Walmart and IBM test blockchain for custom supply chain tracking

Distributed ledger blockchain technology may be be known for its original use for powering bitcoin and more recently for its financial technology implementations. Now, it’s being applied to supply chain management and tracking.

IBM Corp. and retailing giant Wal-Mart Stores Inc. have teamed up to utilize the blockchain to track Walmart’s pork supply chain in China. Using technology designed by the open source Hyperledger Project, software that builds blockchain tools, and run in conjunction with a private database co-developed by IBM, Walmart’s blockchain implementation is able to track pork as it moves from the farm to the shelves. It’s also being tested as a way to track packaged goods in the U.S. as well.

The use of the blockchain to track goods all comes down to product safety and the ability to identify and remove items that have been recalled.
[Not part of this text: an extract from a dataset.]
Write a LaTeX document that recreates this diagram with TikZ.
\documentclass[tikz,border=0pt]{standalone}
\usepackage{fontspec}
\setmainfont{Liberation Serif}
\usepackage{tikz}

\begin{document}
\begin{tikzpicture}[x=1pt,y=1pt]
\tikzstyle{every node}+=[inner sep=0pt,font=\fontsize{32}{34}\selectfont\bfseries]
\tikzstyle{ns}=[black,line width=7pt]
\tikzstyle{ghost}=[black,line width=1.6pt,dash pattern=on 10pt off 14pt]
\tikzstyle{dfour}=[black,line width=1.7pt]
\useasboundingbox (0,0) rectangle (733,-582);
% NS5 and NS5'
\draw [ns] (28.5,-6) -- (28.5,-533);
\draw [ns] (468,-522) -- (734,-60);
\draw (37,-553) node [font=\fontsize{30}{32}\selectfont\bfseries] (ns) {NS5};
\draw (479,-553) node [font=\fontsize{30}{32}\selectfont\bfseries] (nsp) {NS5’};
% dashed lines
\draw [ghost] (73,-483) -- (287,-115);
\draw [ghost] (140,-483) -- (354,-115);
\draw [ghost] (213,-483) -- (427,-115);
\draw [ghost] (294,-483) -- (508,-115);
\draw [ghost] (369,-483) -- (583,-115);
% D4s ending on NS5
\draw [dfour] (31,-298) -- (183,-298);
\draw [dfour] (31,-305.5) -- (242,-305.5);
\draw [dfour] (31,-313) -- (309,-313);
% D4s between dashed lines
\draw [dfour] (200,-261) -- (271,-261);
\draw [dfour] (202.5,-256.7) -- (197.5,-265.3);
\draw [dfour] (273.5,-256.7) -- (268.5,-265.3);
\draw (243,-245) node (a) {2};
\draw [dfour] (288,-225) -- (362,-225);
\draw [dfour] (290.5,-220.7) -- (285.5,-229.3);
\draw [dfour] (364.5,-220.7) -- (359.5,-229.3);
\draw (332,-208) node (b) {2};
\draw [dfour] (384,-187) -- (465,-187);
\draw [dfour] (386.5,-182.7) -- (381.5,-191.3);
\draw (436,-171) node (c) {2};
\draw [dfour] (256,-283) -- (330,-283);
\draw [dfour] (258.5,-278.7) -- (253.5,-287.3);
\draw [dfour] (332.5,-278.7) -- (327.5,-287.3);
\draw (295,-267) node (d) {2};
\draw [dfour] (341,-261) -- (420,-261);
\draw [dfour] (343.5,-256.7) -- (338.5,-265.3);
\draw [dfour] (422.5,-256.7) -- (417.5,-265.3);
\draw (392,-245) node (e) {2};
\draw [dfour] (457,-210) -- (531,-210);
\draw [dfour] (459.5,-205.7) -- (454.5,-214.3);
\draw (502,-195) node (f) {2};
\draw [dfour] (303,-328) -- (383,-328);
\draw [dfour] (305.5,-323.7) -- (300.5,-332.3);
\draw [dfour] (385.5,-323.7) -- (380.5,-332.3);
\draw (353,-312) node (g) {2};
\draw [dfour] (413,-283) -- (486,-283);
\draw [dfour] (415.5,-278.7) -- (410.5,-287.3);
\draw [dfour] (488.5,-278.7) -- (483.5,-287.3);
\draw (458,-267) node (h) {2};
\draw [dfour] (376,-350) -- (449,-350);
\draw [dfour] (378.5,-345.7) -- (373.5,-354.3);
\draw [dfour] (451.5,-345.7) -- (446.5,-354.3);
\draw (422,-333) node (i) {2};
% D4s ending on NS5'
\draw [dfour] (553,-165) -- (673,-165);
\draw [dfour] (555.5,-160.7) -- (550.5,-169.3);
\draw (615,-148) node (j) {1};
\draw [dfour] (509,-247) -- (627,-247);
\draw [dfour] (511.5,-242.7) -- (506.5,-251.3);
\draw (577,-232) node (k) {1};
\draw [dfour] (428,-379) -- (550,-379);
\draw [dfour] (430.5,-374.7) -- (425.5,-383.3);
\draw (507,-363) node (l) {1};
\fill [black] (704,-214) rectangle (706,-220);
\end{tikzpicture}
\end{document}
Currently, if a consumer becomes ill as a result of tainted food, a retailer or manufacturer can take days to track down the source of the product. By contrast, a blockchain based platform data can be easily tracked from the point of origin to the consumer themselves, allowing Walmart to identify items that need to be recalled and more importantly where the product issue may have occurred.
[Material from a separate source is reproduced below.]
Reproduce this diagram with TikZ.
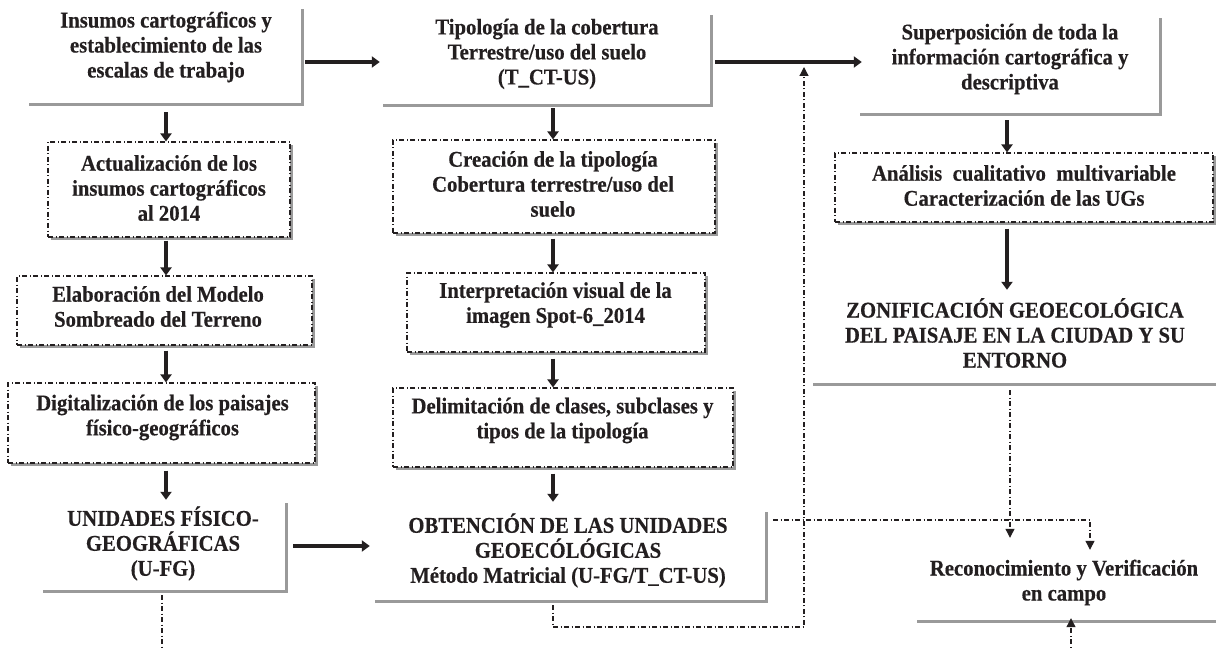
\documentclass[tikz,border=0pt]{standalone}
\usepackage{fontspec}
\setmainfont{Liberation Serif}[FakeStretch=0.92, BoldFeatures={FakeBold=0.4}]
\usetikzlibrary{arrows.meta,shadows,calc}
\definecolor{shadowgray}{HTML}{9A9A9A}
\definecolor{ink}{HTML}{231F20}
\begin{document}
\begin{tikzpicture}[x=1pt,y=-1pt,
  boxbase/.style={rectangle, fill=white, inner sep=0pt,
    drop shadow={shadow xshift=3pt, shadow yshift=-3pt, fill=shadowgray, opacity=1}},
  solidbox/.style={boxbase, draw=none},
  dashbox/.style={boxbase, draw=ink, line width=1.1pt,
    dash pattern=on 5pt off 2.5pt on 1pt off 2.5pt},
  txt/.style={font=\fontsize{22.5}{25}\selectfont\bfseries, text=ink, align=center, inner sep=0pt},
  arr/.style={draw=ink, line width=3.4pt, -{Triangle[width=11pt,length=8pt]}},
  dd/.style={draw=ink, line width=1.2pt, dash pattern=on 5pt off 2.5pt on 1pt off 2.5pt},
  dda/.style={dd, -{Triangle[width=9pt,length=9pt]}}
]
\useasboundingbox (0,0) rectangle (1216,650);
\fill[white] (0,0) rectangle (1216,650);

% column x positions for connectors
\coordinate (xl) at (166,0);
\coordinate (xm) at (553,0);
\coordinate (xr) at (1007,0);
\coordinate (xd) at (1090,0);
\coordinate (xz) at (1010,0);
\coordinate (xu) at (162,0);
\coordinate (xs) at (1071,0);

% ---------- boxes ----------
\node[solidbox, minimum width=275, minimum height=97] (b1) at (163.5,54.5) {};
\node[solidbox, minimum width=330, minimum height=92] (b2) at (545,58) {};
\node[solidbox, minimum width=302, minimum height=98] (b3) at (1008,64) {};

\node[dashbox, minimum width=242, minimum height=95] (a1) at (169,189.5) {};
\node[dashbox, minimum width=295, minimum height=69] (a2) at (164.5,310.5) {};
\node[dashbox, minimum width=307, minimum height=80] (a3) at (161.5,423) {};
\node[solidbox, minimum width=245, minimum height=90] (u) at (162.5,545) {};

\node[dashbox, minimum width=322, minimum height=93] (c1) at (554,186.5) {};
\node[dashbox, minimum width=298, minimum height=79] (c2) at (556,312.5) {};
\node[dashbox, minimum width=340, minimum height=79] (c3) at (563,427.5) {};
\node[solidbox, minimum width=393, minimum height=91] (o) at (568.5,554.5) {};

\node[dashbox, minimum width=378, minimum height=69] (an) at (1024,187.5) {};
\node[solidbox, minimum width=415, minimum height=93] (z) at (1017.5,336.5) {};
\node[solidbox, minimum width=311, minimum height=70] (r) at (1069.5,585) {};

% ---------- texts ----------
\node[txt] (t1) at (166,47) {Insumos cartográficos y\\establecimiento de las\\escalas de trabajo};
\node[txt] (t2) at (547,54) {Tipología de la cobertura\\Terrestre/uso del suelo\\(T\_CT-US)};
\node[txt] (t3) at (1010,59) {Superposición de toda la\\información cartográfica y\\descriptiva};
\node[txt] (ta1) at (169,188) {Actualización de los\\insumos cartográficos\\al 2014};
\node[txt] (ta2) at (158,306.5) {Elaboración del Modelo\\Sombreado del Terreno};
\node[txt] (ta3) at (162.5,417.5) {Digitalización de los paisajes\\físico-geográficos};
\node[txt] (tu) at (163,543.5) {UNIDADES FÍSICO-\\GEOGRÁFICAS\\(U-FG)};
\node[txt] (tc1) at (553,184) {Creación de la tipología\\Cobertura terrestre/uso del\\suelo};
\node[txt] (tc2) at (555.5,305) {Interpretación visual de la\\imagen Spot-6\_2014};
\node[txt] (tc3) at (562.5,420.5) {Delimitación de clases, subclases y\\tipos de la tipología};
\node[txt] (to) at (568,550.5) {OBTENCIÓN DE LAS UNIDADES\\GEOECÓLÓGICAS\\Método Matricial (U-FG/T\_CT-US)};
\node[txt] (tan) at (1024,185.5) {Análisis\hspace{10.5pt}cualitativo\hspace{10.5pt}multivariable\\Caracterización de las UGs};
\node[txt] (tz) at (1015,333) {ZONIFICACIÓN GEOECOLÓGICA\\DEL PAISAJE EN LA CIUDAD Y SU\\ENTORNO};
\node[txt] (tr) at (1064,582.5) {Reconocimiento y Verificación\\en campo};

% ---------- solid arrows ----------
\draw[arr] ($(b1.east)+(4,7.5)$) -- ($(b2.west)+(0,4)$);
\draw[arr] ($(b2.east)+(5,4)$) -- ($(b3.west)+(5,-2)$);
\draw[arr] ($(u.east)+(8,1)$) -- ($(o.west)+(-2,-8.5)$);

\draw[arr] ($(b1.south -| xl)+(0,9)$) -- (a1.north -| xl);
\draw[arr] ($(a1.south -| xl)+(0,3)$) -- (a2.north -| xl);
\draw[arr] ($(a2.south -| xl)+(0,5)$) -- (a3.north -| xl);
\draw[arr] ($(a3.south -| xl)+(0,7)$) -- (u.north -| xl);

\draw[arr] ($(b2.south -| xm)+(0,4)$) -- (c1.north -| xm);
\draw[arr] ($(c1.south -| xm)+(0,5)$) -- (c2.north -| xm);
\draw[arr] ($(c2.south -| xm)+(0,6)$) -- (c3.north -| xm);
\draw[arr] ($(c3.south -| xm)+(0,6)$) -- ($(o.north -| xm)+(0,-7)$);

\draw[arr] ($(b3.south -| xr)+(0,7)$) -- (an.north -| xr);
\draw[arr] ($(an.south -| xr)+(0,6)$) -- (z.north -| xr);

% ---------- dash-dot connectors ----------
\coordinate (lowR) at (804,627);
\coordinate (upT) at (804,67);
\coordinate (uEnd) at (162,655);
\coordinate (sBeg) at (1071,655);

\draw[dda] ($(o.east)+(8,-34.5)$) -| ($(r.north -| xd)$);
\draw[dda] ($(z.south -| xz)+(0,7)$) -- ($(r.north -| xz)+(0,-12)$);
\draw[dda] ($(o.south -| xm)+(0,5)$) |- (lowR) -- (upT);
\draw[dd] ($(u.south -| xu)+(0,5)$) -- (uEnd);
\draw[dda] (sBeg) -- ($(r.south -| xs)+(0,-2)$);
\end{tikzpicture}
\end{document}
“It gives them an ability to have an accounting from origin to completion,” NDP Group analyst Marshal Cohen told Bloomberg. “If there’s an issue with an outbreak of E. coli, this gives them an ability to immediately find where it came from. That’s the difference between days and minutes.”

The technology is a step forward from current tracking methods such as barcodes and RFID tags, with IBM Global Supply Chain lead Paul Chang telling Fortune:

“The missing piece was a shared forum where companies could begin to see each others’ transactions and develop trust. That missing piece is something like the blockchain.”
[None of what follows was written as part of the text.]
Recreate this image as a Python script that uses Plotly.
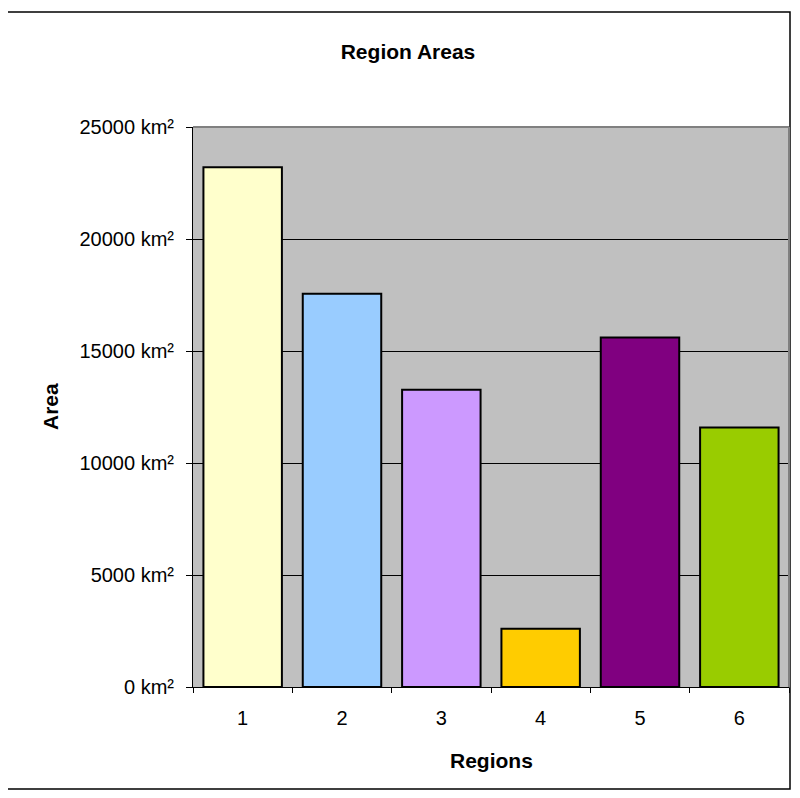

Information stored on the blockchain, where fraud and inaccuracies are much harder to get away with, includes details related to farm origins, factory data, expiration dates, storage temperatures, and shipping. “We can eliminate layers that exist today that add very little value to the industry.”

Walmart Vice President of Food Safety Frank Yiannas explains that it’s an effeciency measure as well, in that it allows the company to pull a tainted package off store shelves where the tainted product is stocked, versus the current practice of recalling that product from all stores.

“With blockchain, you can do strategic removals, and let consumers and companies have confidence,” he said. “We believe that enhanced traceability is good for other aspects of the food systems. We hope you could capture other important attributes that would inform decisions around food flows, and even get more efficient at it.”